Sunday, September 6, 2009
I took this while driving. Not supposed to do that I'm sure but I love how this one came out. By the way, do you see that sky? Thank God for blue skies and the possibility to capture them on camera for gray city days.
Saturday, September 5, 2009
I'm back. Jet lagged and unpacked. It took forever to get things situated. All the little things that are handy to have like Scotch tape, dental floss, and spare nails. If it actually made any difference to the future, I would vow never to move again, especially in China. On with the project.
So here is part two of my apron project. This one is actually modeled after this Anthropologie apron. Ze resemblance is striking, no? I made my own pattern, which could use a little improvement. It pokes out on the sides a bit, but otherwise I like it. It was my first attempt at piping, too, which I was quite proud of. See right:
I also made brown ruffles at the bottom that match the piping. I'm quite happy with the finished project, and I'm already missing my sewing machine. Sigh...another reason to miss America!
Saturday, August 29, 2009
Please pray for safe, uneventful flights!
Thursday, August 27, 2009
The dictionary is organized by letter. Each letter has a list of words and corresponding photos with definitions beneath them. (Beware, some of them are very artistic, in case you're sensitive to that sort of thing.) It's a cool idea, especially since the words the artists have chosen would not necessarily be obvious choices and the definitions below them are both traditional and unusual. If you've got a shot to add, they accept photos. X, Y, and Z are particularly small lists.
I like breath, kiss, and citroen. Any of them strike your fancy?
How about this one by yours truly:
1. a bivalve mollusk with tasty meat.
2. a tight lipped person.
3. a potential treasure chest, just add sand.
Also, I just saw this too: I'm not sure what it is, but I love to look at trees and pictures of trees which Sierra Norte seems to be a collection of...
Monday, August 24, 2009
As the first episode of this season's Project Runway aired on Lifetime last week, I too was doing some furious fashion design and construction. Anthropologie has these adorable throwback, patchwork aprons to which my ever fashion forward friend Carrie alerted me. When I was in Nashville, I popped into their shop and desperately wanted to buy one, desperately; however, my budget afforded me none of them (sniffle, sniffle, snort.) So I decided to go home and make one (or more, time permitting). I even used fabric I already had for this one! Yay.
Not to be self-deprecating, but I think it looks better in person. I couldn't get the detail in my picture.
Every time I wear it I'm going to say, "There's no place like home! There's no place like home! There's no place like home!"

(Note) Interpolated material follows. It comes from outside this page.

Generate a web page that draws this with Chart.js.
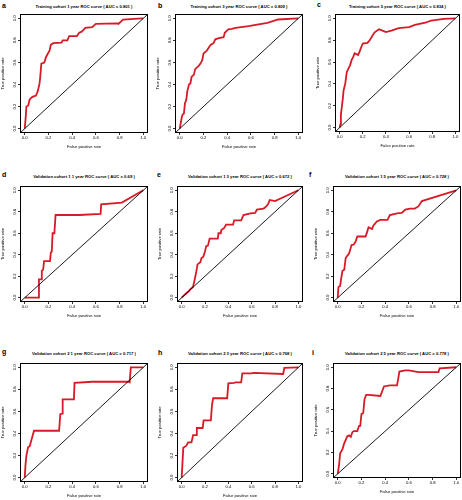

If all works out...here is a small hint to the sequel of this post:
Sunday, August 23, 2009
The Breakup by G. Flynn
“Oh dear,” he said with some sadness, with some vexation and with considerable embarrassment. All the people sitting on nearby benches around the pond had stopped talking to watch them. She looked up at him longingly and he wondered how much she actually understood of what he was saying to her, if it would really sink in until he left. In time, she would realize he wasn’t coming back. As the days passed, she would forget him and she would learn, as he already had, to keep with her own kind. It would be better this way for both of them, but it had been fun while it lasted. They had been a couple that turned heads.
He thought back on their time together and knew he would miss her. “I’m really sorry,” his throat began to close and the air seemed heavy and sad. “I didn’t mean for it to end like this. I only want the best for you. I have to go now.” Gathering courage, he turned and took a few steps. She followed. He knew she would. “You can’t come with me. Please, just let me leave.” He could see in her eyes that, this time, she knew she could not come with him. She stayed steady, looking at him intently. He sighed deeply, turned to his path and walked away. In the wake of his departure, she uttered only a single, “Quack.”